What you should do
Your task is to return, exactly, the run of lines starting at the line holding "Reproduce this diagram with TikZ." and ending at the line holding "minimum height=8.15cm, inner", both ends included and no other lines.

Input material
_____

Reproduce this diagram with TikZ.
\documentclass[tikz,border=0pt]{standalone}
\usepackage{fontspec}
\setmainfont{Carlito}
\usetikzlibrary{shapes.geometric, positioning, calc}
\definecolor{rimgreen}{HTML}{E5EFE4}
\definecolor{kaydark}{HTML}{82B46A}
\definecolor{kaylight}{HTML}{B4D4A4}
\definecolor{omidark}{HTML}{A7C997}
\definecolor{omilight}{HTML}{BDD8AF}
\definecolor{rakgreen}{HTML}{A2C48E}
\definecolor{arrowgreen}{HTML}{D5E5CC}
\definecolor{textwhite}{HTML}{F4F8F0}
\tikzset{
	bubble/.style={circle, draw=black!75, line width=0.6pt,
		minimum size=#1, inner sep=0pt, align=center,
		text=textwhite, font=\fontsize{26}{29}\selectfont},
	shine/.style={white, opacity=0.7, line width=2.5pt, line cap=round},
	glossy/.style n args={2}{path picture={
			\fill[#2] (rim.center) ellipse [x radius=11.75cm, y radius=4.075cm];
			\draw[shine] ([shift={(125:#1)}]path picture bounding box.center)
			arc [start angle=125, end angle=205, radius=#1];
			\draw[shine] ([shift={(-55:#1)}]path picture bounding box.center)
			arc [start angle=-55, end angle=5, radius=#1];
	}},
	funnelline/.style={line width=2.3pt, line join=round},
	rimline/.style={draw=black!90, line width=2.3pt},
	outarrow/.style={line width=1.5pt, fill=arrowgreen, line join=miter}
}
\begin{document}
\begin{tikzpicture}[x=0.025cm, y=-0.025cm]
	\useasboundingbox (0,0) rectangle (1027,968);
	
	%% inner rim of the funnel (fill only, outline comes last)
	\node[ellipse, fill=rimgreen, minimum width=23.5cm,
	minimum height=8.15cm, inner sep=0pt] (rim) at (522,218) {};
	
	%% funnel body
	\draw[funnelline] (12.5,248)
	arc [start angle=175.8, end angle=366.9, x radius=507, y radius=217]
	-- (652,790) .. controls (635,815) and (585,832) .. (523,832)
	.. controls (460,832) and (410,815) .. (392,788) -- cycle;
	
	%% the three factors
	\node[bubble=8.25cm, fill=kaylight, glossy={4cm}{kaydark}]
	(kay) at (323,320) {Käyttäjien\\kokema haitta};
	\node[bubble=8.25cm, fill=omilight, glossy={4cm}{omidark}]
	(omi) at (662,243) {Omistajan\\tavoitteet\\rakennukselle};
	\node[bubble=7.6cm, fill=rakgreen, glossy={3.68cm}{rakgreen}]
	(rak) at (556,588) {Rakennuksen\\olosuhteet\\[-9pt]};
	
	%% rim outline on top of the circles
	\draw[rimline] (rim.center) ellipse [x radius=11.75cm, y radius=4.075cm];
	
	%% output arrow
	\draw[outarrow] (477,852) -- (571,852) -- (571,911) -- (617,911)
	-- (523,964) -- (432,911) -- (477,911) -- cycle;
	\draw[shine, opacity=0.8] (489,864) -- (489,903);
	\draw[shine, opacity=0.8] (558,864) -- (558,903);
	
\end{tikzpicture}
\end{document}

_____

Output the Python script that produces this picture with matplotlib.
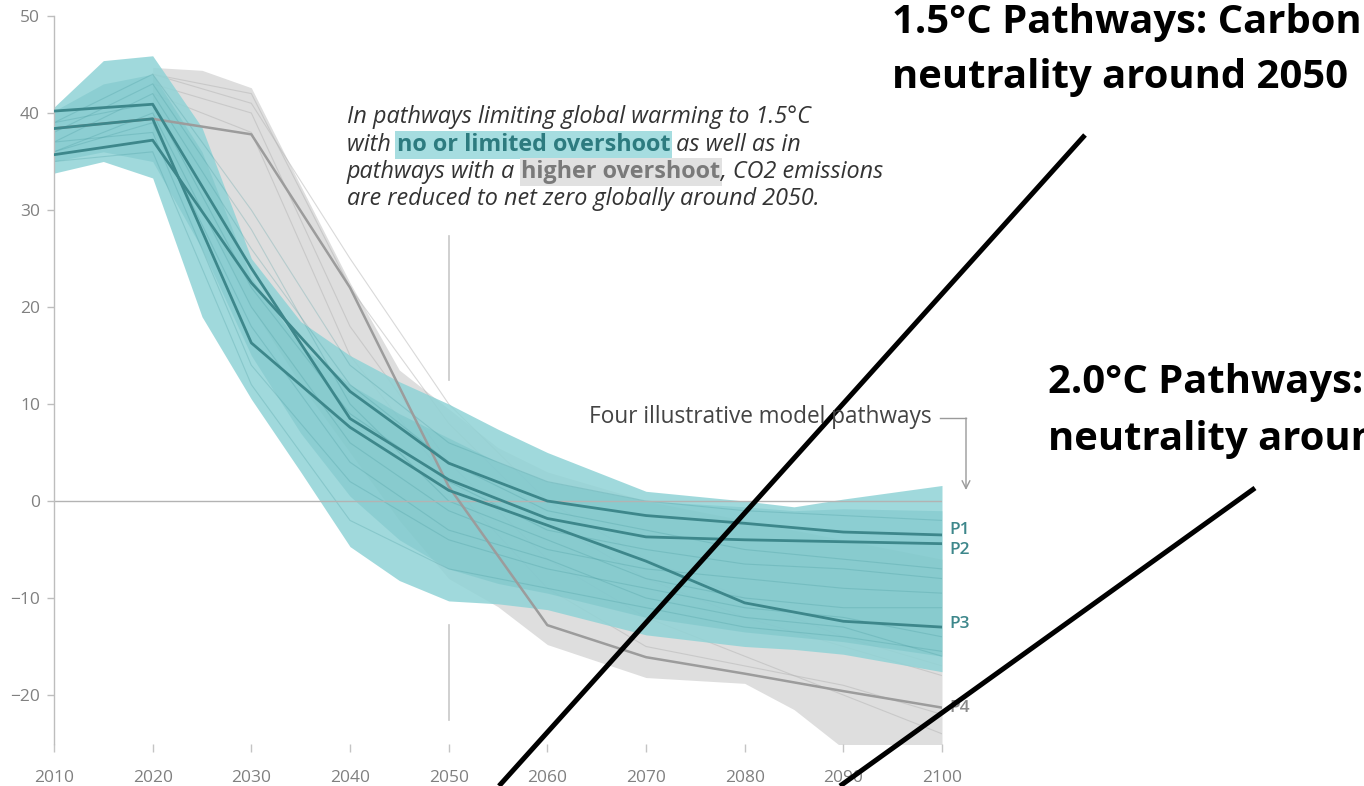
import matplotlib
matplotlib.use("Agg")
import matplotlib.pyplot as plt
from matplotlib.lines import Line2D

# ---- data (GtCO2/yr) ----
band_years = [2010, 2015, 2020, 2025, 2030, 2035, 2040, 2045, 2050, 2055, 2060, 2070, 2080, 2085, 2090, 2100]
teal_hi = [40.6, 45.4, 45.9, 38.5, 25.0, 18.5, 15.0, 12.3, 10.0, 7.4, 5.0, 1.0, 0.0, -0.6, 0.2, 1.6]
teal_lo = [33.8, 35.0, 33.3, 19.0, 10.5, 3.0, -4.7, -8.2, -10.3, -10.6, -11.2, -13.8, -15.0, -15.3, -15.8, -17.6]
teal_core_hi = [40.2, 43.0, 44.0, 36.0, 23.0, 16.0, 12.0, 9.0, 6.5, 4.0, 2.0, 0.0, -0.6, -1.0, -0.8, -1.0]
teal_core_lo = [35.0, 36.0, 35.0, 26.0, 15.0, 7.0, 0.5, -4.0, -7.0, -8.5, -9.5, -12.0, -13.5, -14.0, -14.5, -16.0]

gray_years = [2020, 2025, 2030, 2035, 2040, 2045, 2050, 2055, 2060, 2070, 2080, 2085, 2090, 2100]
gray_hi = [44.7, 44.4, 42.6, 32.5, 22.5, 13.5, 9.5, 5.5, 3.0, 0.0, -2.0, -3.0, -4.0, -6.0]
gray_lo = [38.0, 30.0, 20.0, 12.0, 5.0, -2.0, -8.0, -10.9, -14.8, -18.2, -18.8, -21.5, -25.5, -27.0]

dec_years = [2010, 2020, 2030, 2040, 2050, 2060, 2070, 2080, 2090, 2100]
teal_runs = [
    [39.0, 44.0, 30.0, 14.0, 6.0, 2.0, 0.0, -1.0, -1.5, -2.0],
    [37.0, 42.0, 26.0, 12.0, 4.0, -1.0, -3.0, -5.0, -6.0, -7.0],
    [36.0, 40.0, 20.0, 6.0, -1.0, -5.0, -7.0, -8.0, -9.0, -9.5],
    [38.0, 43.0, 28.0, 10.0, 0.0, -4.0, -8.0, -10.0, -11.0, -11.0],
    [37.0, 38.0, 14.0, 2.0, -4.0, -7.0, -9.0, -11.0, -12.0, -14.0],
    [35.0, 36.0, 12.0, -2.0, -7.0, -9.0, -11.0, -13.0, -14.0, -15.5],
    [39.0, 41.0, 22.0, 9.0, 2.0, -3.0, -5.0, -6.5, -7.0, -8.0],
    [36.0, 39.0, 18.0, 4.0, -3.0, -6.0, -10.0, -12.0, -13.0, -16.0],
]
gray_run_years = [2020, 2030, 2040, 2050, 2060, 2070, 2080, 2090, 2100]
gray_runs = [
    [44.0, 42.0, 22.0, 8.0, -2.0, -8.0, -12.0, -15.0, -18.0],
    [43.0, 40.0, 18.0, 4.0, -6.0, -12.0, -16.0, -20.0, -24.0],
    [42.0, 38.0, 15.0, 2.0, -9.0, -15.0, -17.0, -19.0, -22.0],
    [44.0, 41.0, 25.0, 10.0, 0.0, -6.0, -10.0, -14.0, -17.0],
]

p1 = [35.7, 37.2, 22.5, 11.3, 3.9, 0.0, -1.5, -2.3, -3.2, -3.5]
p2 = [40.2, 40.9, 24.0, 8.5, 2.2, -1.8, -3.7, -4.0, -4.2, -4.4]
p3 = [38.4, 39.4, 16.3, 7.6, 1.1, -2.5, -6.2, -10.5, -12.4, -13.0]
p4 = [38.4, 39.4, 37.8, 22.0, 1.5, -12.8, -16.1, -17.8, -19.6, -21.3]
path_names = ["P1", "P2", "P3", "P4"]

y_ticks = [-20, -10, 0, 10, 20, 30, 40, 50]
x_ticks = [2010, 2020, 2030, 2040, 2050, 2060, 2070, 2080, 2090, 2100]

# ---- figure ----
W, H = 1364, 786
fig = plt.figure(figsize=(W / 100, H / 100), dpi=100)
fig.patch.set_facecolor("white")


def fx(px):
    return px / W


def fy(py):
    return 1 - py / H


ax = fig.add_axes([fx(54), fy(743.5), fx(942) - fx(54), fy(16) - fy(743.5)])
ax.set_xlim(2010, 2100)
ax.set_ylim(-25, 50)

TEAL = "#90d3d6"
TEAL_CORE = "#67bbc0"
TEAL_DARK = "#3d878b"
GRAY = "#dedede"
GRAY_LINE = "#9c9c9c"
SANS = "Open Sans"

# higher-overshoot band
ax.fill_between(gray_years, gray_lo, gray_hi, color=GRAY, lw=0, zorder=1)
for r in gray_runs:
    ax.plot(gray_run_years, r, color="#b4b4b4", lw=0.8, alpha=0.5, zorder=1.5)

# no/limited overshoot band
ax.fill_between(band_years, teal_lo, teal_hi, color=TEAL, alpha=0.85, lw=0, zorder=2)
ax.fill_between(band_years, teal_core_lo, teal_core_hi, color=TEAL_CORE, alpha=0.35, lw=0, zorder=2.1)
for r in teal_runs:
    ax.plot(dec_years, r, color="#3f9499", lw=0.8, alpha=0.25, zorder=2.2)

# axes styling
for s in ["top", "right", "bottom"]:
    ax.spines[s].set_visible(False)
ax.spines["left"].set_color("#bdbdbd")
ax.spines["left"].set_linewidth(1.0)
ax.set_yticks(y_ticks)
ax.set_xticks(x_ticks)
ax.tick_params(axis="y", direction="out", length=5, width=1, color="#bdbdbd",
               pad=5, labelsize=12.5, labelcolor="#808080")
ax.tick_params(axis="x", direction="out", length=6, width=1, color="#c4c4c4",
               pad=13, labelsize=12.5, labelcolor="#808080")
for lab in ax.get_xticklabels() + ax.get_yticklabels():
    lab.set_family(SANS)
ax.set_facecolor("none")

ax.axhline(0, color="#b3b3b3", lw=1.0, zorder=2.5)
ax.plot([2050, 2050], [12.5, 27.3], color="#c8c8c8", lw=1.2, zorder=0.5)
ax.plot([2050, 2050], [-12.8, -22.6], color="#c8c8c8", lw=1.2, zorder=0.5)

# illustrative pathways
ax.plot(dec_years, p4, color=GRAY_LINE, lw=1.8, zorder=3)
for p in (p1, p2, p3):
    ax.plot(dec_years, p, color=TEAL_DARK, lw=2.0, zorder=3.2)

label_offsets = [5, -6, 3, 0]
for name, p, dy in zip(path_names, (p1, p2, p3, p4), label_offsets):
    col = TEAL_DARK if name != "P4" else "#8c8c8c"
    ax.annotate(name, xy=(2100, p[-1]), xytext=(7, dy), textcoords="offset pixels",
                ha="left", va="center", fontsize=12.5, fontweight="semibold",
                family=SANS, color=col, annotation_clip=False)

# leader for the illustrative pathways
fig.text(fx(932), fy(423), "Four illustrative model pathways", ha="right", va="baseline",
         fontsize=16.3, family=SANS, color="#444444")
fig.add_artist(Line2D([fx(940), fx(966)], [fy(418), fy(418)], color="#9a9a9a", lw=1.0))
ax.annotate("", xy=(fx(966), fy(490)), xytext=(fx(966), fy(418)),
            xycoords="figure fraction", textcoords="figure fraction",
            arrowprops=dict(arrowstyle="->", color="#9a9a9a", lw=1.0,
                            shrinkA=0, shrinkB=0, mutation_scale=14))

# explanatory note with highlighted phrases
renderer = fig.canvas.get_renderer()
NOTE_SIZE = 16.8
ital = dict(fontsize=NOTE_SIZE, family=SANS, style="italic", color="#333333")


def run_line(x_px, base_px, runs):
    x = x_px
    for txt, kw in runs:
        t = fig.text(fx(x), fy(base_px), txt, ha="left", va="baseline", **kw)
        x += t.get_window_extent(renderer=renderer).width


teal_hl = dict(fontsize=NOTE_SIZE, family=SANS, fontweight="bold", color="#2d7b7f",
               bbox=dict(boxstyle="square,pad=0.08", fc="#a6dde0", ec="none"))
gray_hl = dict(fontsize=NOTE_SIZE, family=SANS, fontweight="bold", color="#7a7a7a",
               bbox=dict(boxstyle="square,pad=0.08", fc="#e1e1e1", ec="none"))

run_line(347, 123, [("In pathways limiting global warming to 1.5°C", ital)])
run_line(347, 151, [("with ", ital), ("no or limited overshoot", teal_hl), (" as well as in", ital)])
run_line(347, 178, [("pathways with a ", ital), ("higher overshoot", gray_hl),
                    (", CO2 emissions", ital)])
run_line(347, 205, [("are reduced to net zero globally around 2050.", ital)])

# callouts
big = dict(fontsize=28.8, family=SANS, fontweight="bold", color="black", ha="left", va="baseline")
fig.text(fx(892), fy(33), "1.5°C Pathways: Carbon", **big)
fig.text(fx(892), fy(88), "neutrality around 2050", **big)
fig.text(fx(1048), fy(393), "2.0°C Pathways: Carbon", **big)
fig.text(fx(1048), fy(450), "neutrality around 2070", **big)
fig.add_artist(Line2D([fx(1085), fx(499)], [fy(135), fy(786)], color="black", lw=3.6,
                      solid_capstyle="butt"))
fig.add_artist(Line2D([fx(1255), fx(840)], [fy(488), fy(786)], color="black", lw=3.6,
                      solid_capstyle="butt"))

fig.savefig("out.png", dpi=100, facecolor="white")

_____

Finished exercise
Reproduce this diagram with TikZ.
\documentclass[tikz,border=0pt]{standalone}
\usepackage{fontspec}
\setmainfont{Carlito}
\usetikzlibrary{shapes.geometric, positioning, calc}
\definecolor{rimgreen}{HTML}{E5EFE4}
\definecolor{kaydark}{HTML}{82B46A}
\definecolor{kaylight}{HTML}{B4D4A4}
\definecolor{omidark}{HTML}{A7C997}
\definecolor{omilight}{HTML}{BDD8AF}
\definecolor{rakgreen}{HTML}{A2C48E}
\definecolor{arrowgreen}{HTML}{D5E5CC}
\definecolor{textwhite}{HTML}{F4F8F0}
\tikzset{
	bubble/.style={circle, draw=black!75, line width=0.6pt,
		minimum size=#1, inner sep=0pt, align=center,
		text=textwhite, font=\fontsize{26}{29}\selectfont},
	shine/.style={white, opacity=0.7, line width=2.5pt, line cap=round},
	glossy/.style n args={2}{path picture={
			\fill[#2] (rim.center) ellipse [x radius=11.75cm, y radius=4.075cm];
			\draw[shine] ([shift={(125:#1)}]path picture bounding box.center)
			arc [start angle=125, end angle=205, radius=#1];
			\draw[shine] ([shift={(-55:#1)}]path picture bounding box.center)
			arc [start angle=-55, end angle=5, radius=#1];
	}},
	funnelline/.style={line width=2.3pt, line join=round},
	rimline/.style={draw=black!90, line width=2.3pt},
	outarrow/.style={line width=1.5pt, fill=arrowgreen, line join=miter}
}
\begin{document}
\begin{tikzpicture}[x=0.025cm, y=-0.025cm]
	\useasboundingbox (0,0) rectangle (1027,968);
	
	%% inner rim of the funnel (fill only, outline comes last)
	\node[ellipse, fill=rimgreen, minimum width=23.5cm,
	minimum height=8.15cm, inner sep=0pt] (rim) at (522,218) {};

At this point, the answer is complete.